Michael Quinn, 17 years old at the time of the shootings, heard gunfire and saw soldiers jumping out of a British Army Saracen armoured personnel carrier. One started swinging the butt of his rifle “like a club”. A man was shot. Quinn told the court, “I could see he was shot… I heard him call out, scream. I looked at him and saw a ring of blood emerging on his leg and he was collapsing to the ground.” Quinn himself was shot in face, a bullet exiting through his nose. “I felt myself being struck by the bullet… I could see the flesh and blood breaking away from my face.”
Bloody Sunday is one of British imperialism’s most infamous colonial crimes. It took place three years into Operation Banner under which the Labour government of Harold Wilson deployed the British Army to prevent the collapse of the hated Ulster Unionist administration, in the face of a mass civil rights movement demanding equal rights for Catholics.
The movement in Northern Ireland was part of a worldwide eruption of class struggle between 1968 and ‘75. In 1971, Wilson’s Conservative successor, Edward Heath, introduced mass arrests and internment without trial of suspected Irish republicans. Hundreds were seized and tortured, their homes smashed up.
US President Richard Nixon (right) and UK Prime Minister Edward Heath shake hands upon Heath’s Arrival at the White House [Photo: Series: Nixon White House Photographs, 1/20/1969 – 8/9/1974 Collection: White House Photo Office Collection (Nixon Administration), 1/20/1969 – 8/9/197]
By the time of the January 30, 1972 march, 22,000 troops, including the Parachute Regiment, were active in Northern Ireland. Between 10,000 and 15,000 people intended to protest against interment. The day, billed as a family event, was due to conclude with speeches. Rather than accept a peaceful protest, the Heath government authorised an attack on the march. The meeting of the Joint Security Committee in Belfast proves the government sought to “prepare public opinion… for violent scenes on TV” and concluded “the operation might well develop into rioting and even a shooting war”.
When the scale of British Army violence resulted in even the Irish government of Jack Lynch protesting, Heath blamed the marchers themselves, organised in the Northern Ireland Civil Rights Association. Heath also blamed the Provisional Irish Republican Army who played no role on the day at all.
Ever since, the British government has sought to cover up, lie, obfuscate and delay any meaningful investigation into what took place, obstructing the push for prosecutions. The Widgery Inquiry, set up in 1973, became almost a synonym for whitewash.
A more thorough inquiry under Lord Saville—set up by the Blair Labour government as part of the 1998 Good Friday Agreement—sustained the whitewash in a more complex form. Saville took 10 years to conclude in 2010, despite a vast amount of evidence pointing to the responsibility of the Heath government and leading army officers, that the massacre was somehow the result of soldiers on the ground “losing their self-control.” Saville identified Soldier F as having shot three people, and possibly another two.
Finally in 2019, Northern Ireland’s prosecution service concluded there was enough evidence to charge Soldier F, one of 21 members of the Parachute Regiment who fired their weapons on the day.

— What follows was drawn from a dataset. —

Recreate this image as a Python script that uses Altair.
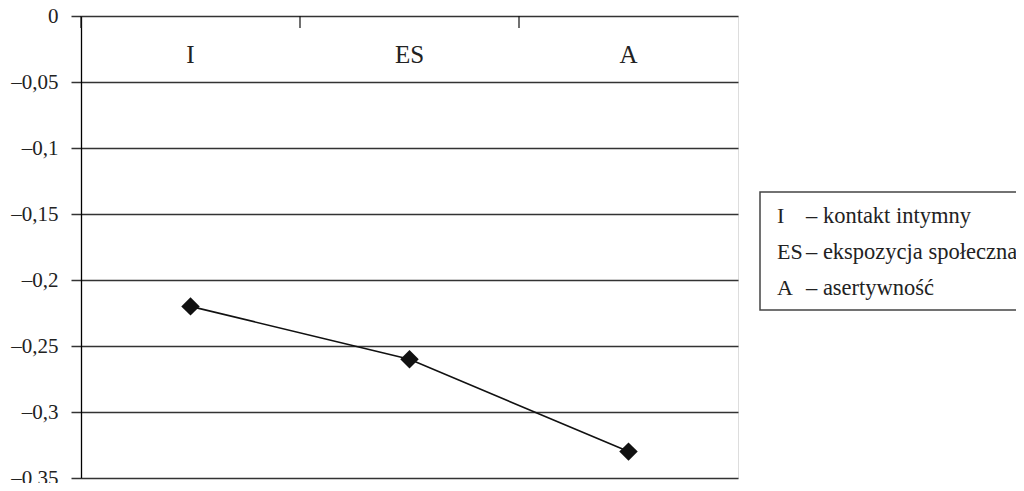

Relatives and supporters of those killed and wounded had been expecting another four soldiers to be charged.
The case was halted in 2021 over the admissibility of written evidence taken by the Royal Military Police in 1972 and oral evidence given to the Widgery Inquiry, and not revived for another two years. In 2024, cases were dropped against 15 former soldiers, including Soldier F, over allegations of perjury, despite Saville having criticised their false accounts.
Soldier F’s long delayed trial, which opened on September 15 and is expected to last several weeks, is only one of a stream of contested cases emerging from the decades long “dirty war”.

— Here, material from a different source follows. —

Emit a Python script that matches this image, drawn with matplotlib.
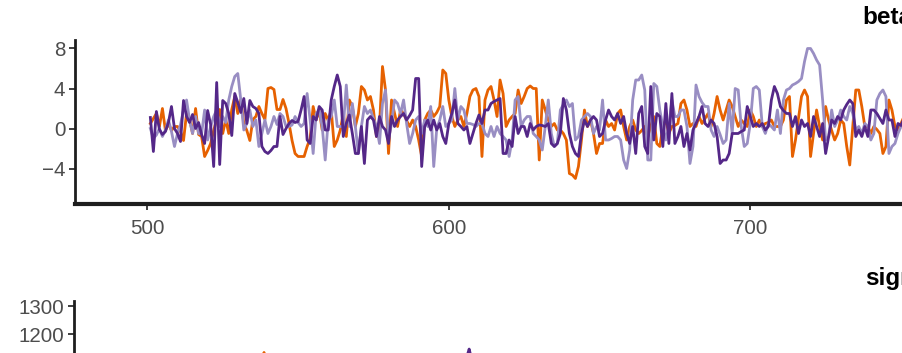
import numpy as np
import matplotlib
matplotlib.use("Agg")
import matplotlib.pyplot as plt

plt.rcParams['font.family'] = ['Liberation Sans', 'DejaVu Sans']

# ---------------- data ----------------
start_iter = 501
x_ticks = [500, 600, 700, 800, 900, 1000]
beta_ticks = [-4, 0, 4, 8]
sigma_ticks = [1100, 1200, 1300]
chain_colors = ["#e66101", "#998ec3", "#542788"]
panel_titles = ["beta", "sigma"]

beta_chain1 = [
    # 501-550
    0.5, 1.0, 1.5, 0.2, 2.0, -0.2, 0.5, -0.2, 0.2, 0.2, -0.3, -1.2, 1.5, 0.9, -0.5, 2.0, -0.6, -0.8, -2.8, -2.2,
    -1.5, -0.2, 0.9, 1.9, -0.5, 0.9, -0.5, 1.9, 3.2, 1.5, 2.9, 0.5, -0.2, -1.2, 0.9, 1.2, 2.2, 1.5, 0.9, 4.0,
    4.1, 3.9, 1.9, 1.9, 2.9, 2.0, 0.5, -1.2, -2.5, -2.8,
    # 551-650
    -2.8, -2.8, -1.8, -1.0, 2.2, 0.85, 1.85, -0.15, 1.5, 0.8,
    1.85, -1.8, -1.15, -0.15, 1.5, -0.8, 2.85, 2.2, 0.2, 1.5,
    4.2, 3.85, 2.85, 3.2, 1.85, -0.8, 0.2, 6.2, 3.85, -2.5,
    2.85, 1.5, 0.2, 1.85, 1.5, 0.8, 0.2, 0.85, 0.2, -1.15,
    -2.8, 0.85, 1.5, 1.85, 1.2, 1.6, 2.2, 5.85, 5.5, 2.85,
    1.2, 0.2, 0.85, 1.2, 0.2, 1.5, 3.2, 3.85, 4.0, 3.2,
    -2.8, 2.85, 3.85, 4.2, 2.85, 1.2, 4.85, 3.5, 0.2, 0.85,
    1.2, 1.5, 3.85, 2.5, 3.2, 4.0, 4.25, 4.0, 4.0, -3.15,
    2.85, 1.85, 0.85, 0.2, 0.5, -0.15, -0.15, -0.5, -1.15, -4.5,
    -4.65, -5.0, -3.8, -1.15, 1.85, 0.2, 0.85, -0.5, -2.5, -1.5,
    # 651-750
    -1.5, 0.85, 0.2, 0.5, -0.15, 1.5, 1.85, 0.2, -1.15, 0.2,
    0.85, -0.15, -0.5, -0.2, 0.2, -0.8, 0.2, 1.2, -1.5, -1.8,
    0.2, 0.85, -0.5, 0.2, 0.3, 0.5, 2.5, 2.85, 1.85, 0.2,
    0.5, 0.2, 1.2, 0.5, 1.0, 1.5, 0.2, 1.5, 3.2, 1.85,
    0.85, 1.85, 2.85, 2.2, 1.2, 0.2, 0.85, 0.5, 0.2, 1.85,
    1.2, 0.2, 0.85, 0.2, 0.5, 0.6, 0.85, 0.2, 0.2, 0.2,
    0.85, 2.85, 3.2, -2.8, -1.15, 1.0, 3.2, 3.85, 3.2, -2.8,
    -0.5, 1.85, 0.2, -1.15, 2.2, 0.85, -0.2, -1.15, -0.5, 0.85,
    0.5, -1.8, -3.65, 0.2, 3.85, 3.85, 2.2, 0.2, 0.2, -0.5,
    0.2, -0.1, -0.5, -2.5, -1.8, 2.85, 1.85, 0.2, -0.15, 0.5,
    # 751-
    1.2, -0.8, 0.6, 1.5, -0.3,
]

beta_chain2 = [
    # 501-550
    0.0, -1.0, -0.65, 0.0, -0.8, -0.15, 0.85, -0.3, -1.8, -0.5, 0.4, 1.85, 2.85, 0.85, -0.5, 1.2, -0.5, -0.5, 1.85, -1.15,
    0.2, 1.2, 1.85, 0.2, 1.2, 0.6, 2.85, 4.2, 5.2, 5.5, 2.85, -0.15, 0.5, 1.85, 0.2, 0.85, -1.8, -0.5, 0.85, -0.5,
    0.2, 1.2, 0.4, 1.5, 1.2, 0.2, 0.2, 0.35, 1.2, 0.6,
    # 551-650
    0.2, 0.5, 3.5, 0.85, -2.5, 1.5, 1.85, 0.2, -3.15, 0.85,
    1.2, 2.85, 0.2, 0.2, 0.2, 4.35, 0.2, 2.5, 0.2, -2.5,
    0.2, 2.2, 1.5, 1.85, 1.0, 0.2, -1.5, 2.5, 3.85, -1.15,
    0.5, 2.85, 2.5, 1.5, 2.85, 0.5, -1.5, -0.5, 0.85, 1.2,
    -0.5, 0.85, 0.2, 2.2, -3.8, 0.0, 0.85, 2.2, 0.2, 0.5,
    0.85, 4.0, 0.85, 2.2, 1.85, 0.5, 0.5, 0.4, 0.2, 0.5,
    0.5, -0.5, -0.8, 0.2, -0.8, 0.2, -0.5, -0.8, -1.15, -2.8,
    -1.15, 2.85, 3.2, 0.2, 0.85, 1.2, 1.2, -0.5, -0.8, -1.15,
    -2.15, 0.2, 2.85, -0.5, -1.8, -1.5, 1.85, 2.4, 2.85, 2.2,
    2.5, -1.15, -0.8, 0.85, 1.2, 1.5, 1.2, -0.5, 0.2, -0.15,
    # 651-750
    2.85, -1.15, -1.15, -1.0, -0.8, -0.8, -1.15, -3.15, -4.0, -2.15,
    2.85, 4.85, 4.85, 5.35, 3.85, -3.15, -3.15, 4.5, 4.2, 1.85,
    0.2, -1.15, 0.2, 2.85, 1.2, 1.2, 1.85, 1.85, 0.2, -3.5,
    -1.8, 4.35, 3.2, 2.6, 2.2, 2.2, -0.15, -0.8, 0.2, -0.6,
    -1.5, -1.15, 2.5, -0.5, 4.0, 3.85, 0.2, -1.8, -1.5, 0.5,
    4.0, 4.2, 3.85, 0.2, -0.5, 0.5, 0.2, -0.15, 1.85, -0.5,
    2.85, 3.85, 4.0, 4.35, 4.5, 4.7, 5.0, 6.7, 8.0, 8.0,
    7.5, 6.85, 6.35, 2.85, -1.15, -0.8, 1.85, 0.2, 0.85, 1.85,
    1.2, 0.85, 2.2, 1.5, -0.15, 0.2, -0.5, 0.5, 0.2, -1.15,
    -0.5, 2.85, 3.5, 3.85, 3.2, -2.5, -1.8, -1.5, -0.5, 0.2,
    # 751-
    0.8, -0.4, 1.1, 0.3, -0.6,
]

beta_chain3 = [
    # 501-550
    1.1, -2.3, 1.7, -0.1, -0.6, -0.3, 0.6, 2.2, 0.0, -0.5, -1.3, 2.8, 1.2, 0.6, 1.4, 0.0, 0.6, -0.6, -1.5, 1.8,
    0.4, -3.8, 4.6, -3.6, 2.8, 2.5, 1.5, -0.7, 3.5, 2.6, 1.6, 3.0, 0.5, 2.8, 2.2, 2.0, 1.5, -1.8, -2.3, -2.5,
    -2.2, -1.8, -1.8, 1.2, -0.6, 0.0, 0.5, 0.8, 0.6, 0.7,
    # 551-650
    1.85, 3.2, -1.15, -1.5, 1.2, 0.85, 2.2, 1.85, -0.15, -0.15,
    2.85, 4.2, 5.35, 4.2, -0.8, 0.5, 1.35, -0.5, -2.5, -2.5,
    0.2, -3.5, 0.85, 1.2, 0.85, -0.8, 1.2, 0.2, -0.15, -1.5,
    1.2, 0.2, 0.85, 1.2, 1.5, 0.85, 1.3, 1.85, 5.0, 5.0,
    -3.8, 0.2, 0.85, -0.15, 0.85, -0.15, 0.5, -0.8, -1.5, 0.5,
    1.5, 2.85, 0.5, 0.2, -0.15, 0.2, -1.5, -0.5, 0.5, 1.35,
    0.5, 1.85, 1.85, 2.5, 2.7, 2.85, 3.0, -2.5, -2.5, -1.15,
    -1.8, 1.2, -0.5, 0.2, 0.2, -0.8, 0.5, -0.15, 0.2, 0.35,
    0.3, 0.2, 0.5, -1.5, -1.8, -1.5, -0.5, 3.0, 1.85, -0.5,
    -1.8, -2.5, -2.8, -0.5, 0.85, 0.2, 0.85, 1.2, 0.85, -0.8,
    # 651-750
    -0.5, 0.85, 1.85, 1.2, 0.85, 1.5, 0.5, 1.2, -0.5, -1.5,
    0.2, -2.5, 1.5, 2.2, -1.8, -2.5, 4.2, -1.15, 1.5, 1.2,
    -1.8, 2.5, -1.5, 3.5, -1.5, -0.8, 0.2, -1.8, -0.5, -2.15,
    -0.15, 0.5, 1.2, 2.2, 0.5, 0.2, 0.85, 0.5, -0.8, -3.5,
    -3.15, -3.15, -2.5, -0.5, -0.5, -0.5, -0.3, -0.15, 2.2, 1.2,
    0.2, 0.5, 0.2, 0.5, -0.15, 0.2, 2.85, 4.2, 3.5, 2.2,
    1.8, 1.5, 1.5, 0.2, 1.2, -0.5, 0.85, 0.2, 0.5, -0.8,
    1.2, 0.2, -0.8, 0.5, -2.5, -0.8, 0.85, 0.5, 1.2, 0.85,
    1.85, 2.4, 2.85, 2.5, -0.8, -0.15, -0.8, 0.2, -0.8, 1.85,
    1.85, 1.5, 1.0, 0.5, 1.85, 0.85, 0.85, -0.8, 0.5, 0.3,
    # 751-
    1.0, -0.6, 0.9, 0.2, -0.4,
]

# sigma traces: only the part that reaches into the visible window
sigma_chain1_start = 537
sigma_chain1 = [1040, 1095, 1136, 1085, 1030]
sigma_chain3_start = 605
sigma_chain3 = [1060, 1112, 1148, 1104, 1050]

# ---------------- figure ----------------
W, H = 902, 353
fig = plt.figure(figsize=(W / 100, H / 100), dpi=100)

def px_axes(left, top, right, bottom):
    return fig.add_axes([left / W, 1 - bottom / H, (right - left) / W, (bottom - top) / H])

spine_col = "#1e1e1e"
tick_col = "#4d4d4d"

ax1 = px_axes(75, 40, 1730, 204)
ax2 = px_axes(74, 301, 1730, 476)

for ax in (ax1, ax2):
    for s in ("top", "right"):
        ax.spines[s].set_visible(False)
    ax.spines["left"].set_color(spine_col)
    ax.spines["bottom"].set_color(spine_col)
    ax.spines["left"].set_linewidth(2.0)
    ax.spines["bottom"].set_linewidth(3.0)
    ax.tick_params(axis="both", colors=spine_col, labelcolor=tick_col,
                   labelsize=14.8, length=4, width=1.2)
    ax.tick_params(axis="x", pad=7)
    ax.tick_params(axis="y", pad=3)
    ax.set_xlim(476, 1025)
    ax.set_xticks(x_ticks)

beta_series = [beta_chain1, beta_chain2, beta_chain3]
for vals, col in zip(beta_series, chain_colors):
    it = start_iter + np.arange(len(vals))
    ax1.plot(it, vals, color=col, lw=2.0, solid_joinstyle="round")
ax1.set_ylim(-7.55, 8.85)
ax1.set_yticks(beta_ticks)
ax1.set_yticklabels(["\u22124" if t == -4 else str(t) for t in beta_ticks])

ax2.plot(sigma_chain1_start + np.arange(len(sigma_chain1)), sigma_chain1, color=chain_colors[0], lw=2.0)
ax2.plot(sigma_chain3_start + np.arange(len(sigma_chain3)), sigma_chain3, color=chain_colors[2], lw=2.0)
ax2.set_ylim(700, 1317.7)
ax2.set_yticks(sigma_ticks)

fig.text(862 / W, 1 - 18 / H, panel_titles[0], fontsize=17.5, fontweight="bold",
         ha="left", va="center", color="black")
fig.text(865 / W, 1 - 279 / H, panel_titles[1], fontsize=17.5, fontweight="bold",
         ha="left", va="center", color="black")

fig.savefig("out.png", dpi=100)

One of the most dangerous to the authorities is the murder of Sean Brown. Brown, a father of six, was killed after closing up the Wolfe Tone Gaelic Athletic Association club in Bellaghy, on May 12, 1997. Shortly after 11.30 p.m., Brown, a popular local figure with no political involvement, was abducted and bundled into the back of his own car. The car, in convoy with two others, was driven past the local Royal Ulster Constabulary station to a secluded lane where Brown was shot six times.

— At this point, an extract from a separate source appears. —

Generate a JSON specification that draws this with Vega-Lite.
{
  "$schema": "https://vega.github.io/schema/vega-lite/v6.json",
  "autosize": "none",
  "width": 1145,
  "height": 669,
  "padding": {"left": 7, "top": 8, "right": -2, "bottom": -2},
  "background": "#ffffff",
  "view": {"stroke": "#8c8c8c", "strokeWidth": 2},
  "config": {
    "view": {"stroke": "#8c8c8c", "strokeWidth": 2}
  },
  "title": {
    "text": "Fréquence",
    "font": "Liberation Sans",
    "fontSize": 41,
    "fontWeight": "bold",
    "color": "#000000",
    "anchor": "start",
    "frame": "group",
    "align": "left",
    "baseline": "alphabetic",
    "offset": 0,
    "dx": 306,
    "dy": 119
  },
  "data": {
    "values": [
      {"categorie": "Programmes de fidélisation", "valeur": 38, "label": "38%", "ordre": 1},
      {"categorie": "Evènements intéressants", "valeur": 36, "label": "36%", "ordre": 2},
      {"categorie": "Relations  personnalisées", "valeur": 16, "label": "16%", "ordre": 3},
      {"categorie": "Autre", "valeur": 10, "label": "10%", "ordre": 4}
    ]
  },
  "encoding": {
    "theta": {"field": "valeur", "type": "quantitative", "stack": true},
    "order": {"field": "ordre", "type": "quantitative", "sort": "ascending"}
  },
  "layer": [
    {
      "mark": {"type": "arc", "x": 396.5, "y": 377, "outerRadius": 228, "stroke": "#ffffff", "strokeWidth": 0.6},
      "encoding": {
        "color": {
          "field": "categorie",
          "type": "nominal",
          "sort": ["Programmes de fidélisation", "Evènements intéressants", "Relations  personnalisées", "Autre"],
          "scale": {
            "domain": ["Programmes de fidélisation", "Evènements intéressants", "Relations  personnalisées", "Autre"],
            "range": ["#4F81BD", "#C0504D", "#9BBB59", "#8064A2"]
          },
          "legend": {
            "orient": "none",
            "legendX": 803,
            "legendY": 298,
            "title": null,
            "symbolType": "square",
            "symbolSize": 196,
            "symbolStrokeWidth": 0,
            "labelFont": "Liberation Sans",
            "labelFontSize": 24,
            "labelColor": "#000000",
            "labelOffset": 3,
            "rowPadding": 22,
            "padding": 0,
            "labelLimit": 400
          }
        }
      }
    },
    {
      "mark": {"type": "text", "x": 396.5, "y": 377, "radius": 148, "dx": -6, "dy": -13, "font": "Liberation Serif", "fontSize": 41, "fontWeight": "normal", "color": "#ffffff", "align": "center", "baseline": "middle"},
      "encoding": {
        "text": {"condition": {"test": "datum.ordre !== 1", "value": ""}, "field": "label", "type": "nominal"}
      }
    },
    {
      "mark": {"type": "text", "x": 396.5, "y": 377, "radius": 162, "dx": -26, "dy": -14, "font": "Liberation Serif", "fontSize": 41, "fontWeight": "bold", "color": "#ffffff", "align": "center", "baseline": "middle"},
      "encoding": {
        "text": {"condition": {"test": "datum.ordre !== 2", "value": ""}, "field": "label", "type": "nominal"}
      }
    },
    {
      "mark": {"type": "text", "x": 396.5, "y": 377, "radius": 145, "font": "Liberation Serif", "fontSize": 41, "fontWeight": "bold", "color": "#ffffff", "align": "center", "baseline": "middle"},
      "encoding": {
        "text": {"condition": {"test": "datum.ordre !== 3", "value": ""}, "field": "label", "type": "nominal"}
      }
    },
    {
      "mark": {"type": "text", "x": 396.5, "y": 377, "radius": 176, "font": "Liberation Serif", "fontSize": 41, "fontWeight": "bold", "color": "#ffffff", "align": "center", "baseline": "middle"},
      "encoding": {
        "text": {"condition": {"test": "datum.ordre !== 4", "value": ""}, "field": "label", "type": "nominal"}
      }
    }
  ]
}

Brown is known to have been killed by the Loyalist Volunteer Force, who opposed the Good Friday Agreement which ended the decades of “Troubles” in Northern Ireland.
Last year, it emerged at an inquest that as many as 25 people, including a number of state agents, were known to have been involved in the killing. The inquest was halted by the coroner as material was being withheld by the British government on national security grounds.
The Northern Ireland High Court ruled last December that Northern Ireland Secretary Hilary Benn must set up a public inquiry. In April, Benn was informed he had to do this in four weeks. The Labour government responded by taking a case to the Supreme Court—hiding behind the legal pretext of seeking to clarify a constitutional principle of whether the government or the judiciary have the right to establish public inquiries.
Supporters and friends of Sean Brown and his family have persistently called for a public inquiry, demonstrating outside the headquarters of MI5 in central London this June. Irish Tánaiste (deputy premier) Simon Harris has felt obliged to back these demands, but nothing has been changed in Brown’s case by the recent agreement between the British and Irish governments on how to proceed with “legacy” cases.